Sem Controle, de Cris D'Amato (Brasil, 2007)
por Eduardo Valente

Autor bom é autor morto

O trailer de Sem Controle era sintomático: raríssimo exemplar de cinema brasileiro que deixa clara sua filiação ao cinema de gênero, e que, ao seu final, não tinha escrito em lugar nenhum o nome de sua diretora. Foi algo que me deixou bastante animado, porque tenho convicção que o cinema brasileiro poderia se beneficiar muito de uma descontaminação entre seus exemplares do típico cinema de público e do cinema autoral – categorias que, se não devem nunca ser pensadas como estanque e isoladas, por outro lado também não se beneficiam em nada das eternas misturas que as assolam no Brasil e levam a filmes muitas vezes não-resolvidos em uma ou outra de suas ambições (quando não nas duas). Foi com alguma alegria, portanto, que a visão do filme me confirmou o diagnóstico pressentido naquele trailer.

Isso porque se algo caracteriza o trabalho estético de Sem Controle é uma aparente tentativa (se voluntária ou não, é o que menos importa) de não possuir assinatura. O conceito de filmagem/edição de Cris D’Amato e seus colaboradores parece funcionar assim: filmar as situações de todos os ângulos possíveis, com a câmera se movendo freneticamente praticamente o tempo todo, e depois editar isso com cortes rapidíssimos e sem muito critério de construção de ambiente. Neste sentido, o filme nos faz pensar na última jogada de marketing de Lars Von Trier (o chatíssimo O Grande Chefe), que alegou que a grande “novidade” do filme era que seu diretor de fotografia era um computador, que calculava e determinava onde colocar a câmera e o que filmar. Só que, se em Von Trier isso resultava em inúteis e chamativos enquadramentos “errados”, em Sem Controle a impressão é que o computador usado pelo menos era inteligente e tinha olho (mesmo que eletrônico) – apenas parece filmar “sem coração” (para lembrarmos do Homem de Lata).
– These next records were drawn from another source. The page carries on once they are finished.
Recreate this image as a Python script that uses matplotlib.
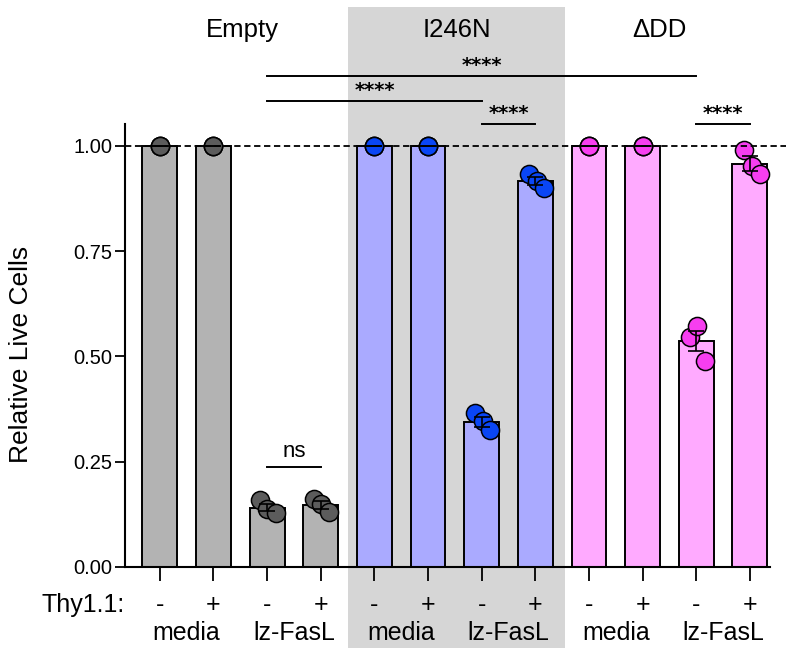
import matplotlib
matplotlib.use("Agg")
import matplotlib.pyplot as plt
import matplotlib.patches as mpatches
import matplotlib.transforms as mtransforms
import numpy as np

plt.rcParams['font.family'] = ['Liberation Sans', 'DejaVu Sans']

# replicate values (relative live cells) for each of the 12 bars
empty_reps = [[1.0, 1.0, 1.0], [1.0, 1.0, 1.0],
              [0.158, 0.137, 0.128], [0.162, 0.150, 0.130]]
i246n_reps = [[1.0, 1.0, 1.0], [1.0, 1.0, 1.0],
              [0.365, 0.346, 0.324], [0.932, 0.917, 0.899]]
ddd_reps = [[1.0, 1.0, 1.0], [1.0, 1.0, 1.0],
            [0.547, 0.573, 0.490], [0.990, 0.951, 0.932]]

groups = ['Empty', 'I246N', '\u0394DD']
thy_labels = ['-', '+'] * 6
treatments = ['media', 'lz-FasL'] * 3

bar_colors = ['#b3b3b3', '#aaaaff', '#ffaaff']
dot_colors = ['#5c5c5c', '#0a46f5', '#f73ef0']

# horizontal spread of the replicate dots inside each bar
jitter = [[0, 0, 0], [0, 0, 0], [-0.13, 0.0, 0.16], [-0.13, 0.0, 0.15],
          [0, 0, 0], [0, 0, 0], [-0.12, 0.02, 0.16], [-0.11, 0.03, 0.17],
          [0, 0, 0], [0, 0, 0], [-0.12, 0.02, 0.17], [-0.11, 0.03, 0.18]]

# significance comparisons: (bar a, bar b, height, label)
comparisons = [(2, 10, 1.166, '****'),
               (2, 6, 1.107, '****'),
               (6, 7, 1.052, '****'),
               (10, 11, 1.052, '****'),
               (2, 3, 0.238, 'ns')]

reps = empty_reps + i246n_reps + ddd_reps
x = np.arange(len(reps))

fig = plt.figure(figsize=(7.86, 6.48), dpi=100)
ax = fig.add_axes([0.159, 0.125, 0.821, 0.684])
ax.set_facecolor('none')

# grey band behind the I246N group, running the full height of the figure
band = mpatches.Rectangle((3.5, 0), 4.05, 0.989, facecolor='#d6d6d6', edgecolor='none',
                          transform=mtransforms.blended_transform_factory(ax.transData, fig.transFigure),
                          clip_on=False, zorder=0)
ax.add_patch(band)

for i, vals in enumerate(reps):
    g = i // 4
    vals = np.array(vals)
    mean = vals.mean()
    sem = vals.std(ddof=1) / np.sqrt(len(vals))
    ax.bar(x[i], mean, width=0.65, color=bar_colors[g], edgecolor='black',
           linewidth=1.4, zorder=2)
    ax.scatter(x[i] + np.array(jitter[i]), vals, s=170, color=dot_colors[g],
               edgecolor='black', linewidth=1.1, zorder=3, clip_on=False)
    ax.errorbar(x[i], mean, yerr=sem, color='black', capsize=6, elinewidth=1.2,
                capthick=1.2, zorder=4)

ax.plot([-0.65, 11.75], [1, 1], color='black', linestyle='--', dashes=(3.5, 2),
        linewidth=1.3, clip_on=False, zorder=5)

for a, b, h, lab in comparisons:
    ax.plot([a, b], [h, h], color='black', linewidth=1.4, clip_on=False, zorder=5)
    if lab == 'ns':
        ax.text((a + b) / 2, h + 0.012, lab, ha='center', va='bottom', fontsize=16)
    else:
        ax.text((a + b) / 2, h + 0.002, lab, ha='center', va='bottom', fontsize=14,
                fontweight='bold', family='DejaVu Sans')

ax.set_xlim(-0.65, 11.38)
ax.set_ylim(0, 1.052)
ax.set_yticks([0, 0.25, 0.5, 0.75, 1.0])
ax.set_yticklabels(['0.00', '0.25', '0.50', '0.75', '1.00'])
ax.set_xticks(x)
ax.set_xticklabels([])
ax.tick_params(axis='y', length=7, width=1.3, labelsize=14.5, pad=2)
ax.tick_params(axis='x', length=10, width=1.3)
for side in ['top', 'right']:
    ax.spines[side].set_visible(False)
for side in ['left', 'bottom']:
    ax.spines[side].set_linewidth(1.5)

ax.set_ylabel('Relative Live Cells', fontsize=19)
ax.yaxis.set_label_coords(-0.143, 0.479)

tr = ax.get_xaxis_transform()
for i, lab in enumerate(thy_labels):
    ax.text(x[i], -0.086, lab, transform=tr, ha='center', va='center', fontsize=18)
for k, lab in enumerate(treatments):
    ax.text(2 * k + 0.5, -0.15, lab, transform=tr, ha='center', va='center', fontsize=18)
ax.text(-0.65, -0.086, 'Thy1.1:', transform=tr, ha='right', va='center', fontsize=18)

for xc, lab in zip([1.53, 5.54, 9.31], groups):
    ax.text(xc, 1.212, lab, transform=tr, ha='center', va='center', fontsize=18.5)

fig.savefig('out.png', dpi=100)
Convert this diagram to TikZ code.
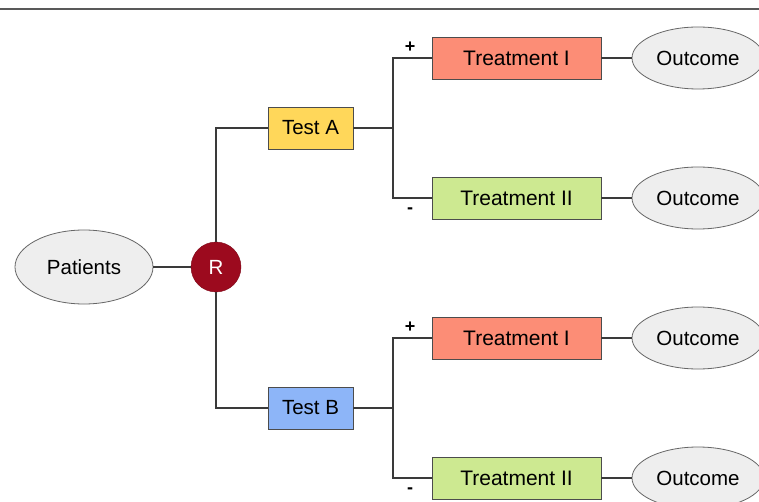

Só que isso está longe de surgir como um problema dentro das ambições que conseguimos detectar em Sem Controle a partir do produto visto na tela. Afinal ser “grande arte” parece longe de ser uma de suas questões: o que ele busca é a comunicação (e, ao final, a catarse) com o público de cinema contemporâneo. E embora de fato pudesse ser dito que, por estes critérios, só possamos “julgar” o filme a partir de seu resultado de bilheteria (o que é sempre uma quimera, porque não basta seguir fórmulas para atingi-lo), crei que podemos atestar a sua capacidade de, ao tentar emular um modelo, conseguir chegar com competência (se não com qualidades maiores) ao seu resultado.

Para isso o filme conta em especial com uma trilha sonora/desenho de som de enorme capacidade no seu intuito de clonar os mais recentes modelos do cinema de suspense/horror americano – o que faz com grande funcionalidade. Mas, há mais a destacar, a começar pelo seu elenco, que trabalha em três níveis: tem em Eduardo Moscovis o seu representante do star system com quem o público pode se identificar (e que, mesmo em seus eventuais tiques e exageros, consegue transmitir fragilidade e confusão de propósitos ao seu personagem); tem no elenco de apoio na instituição médica, atores coadjuvantes trabalhando em consciente (e, de novo, funcionalíssimo na comunicação) registro overacting; e tem, finalmente, em Milena Toscano um rosto/corpo desconhecido por quem o espectador consegue ficar fascinado/encucado tal e qual o personagem de Moscovis. O filme aposta na combinação deste elenco com bastante inteligência de um roteiro que constrói muito bem (ainda que com eventuais repetições e explanações por demais didáticas no começo) o crescendo dramático que nos leva ao terço final – onde o registro do cinema de gênero finalmente toma conta do filme.

Ao fim e ao cabo, a impressão que fica é que, se houvesse produções similares traçando um caminho como o de Sem Controle, talvez pudéssemos ser mais rigorosos com suas características intrínsecas de realização que eventualmente não nos agradam de todo. No entanto, dentro de um cinema brasileiro que, na maior parte das vezes, parece saber conjugar apenas os mesmos velhos verbos ao tentar a comunicação com o público (ou sem compreender este na sua atualidade ou apresentando a ele o produto mais tosco), Sem Controle parece particularmente interessante.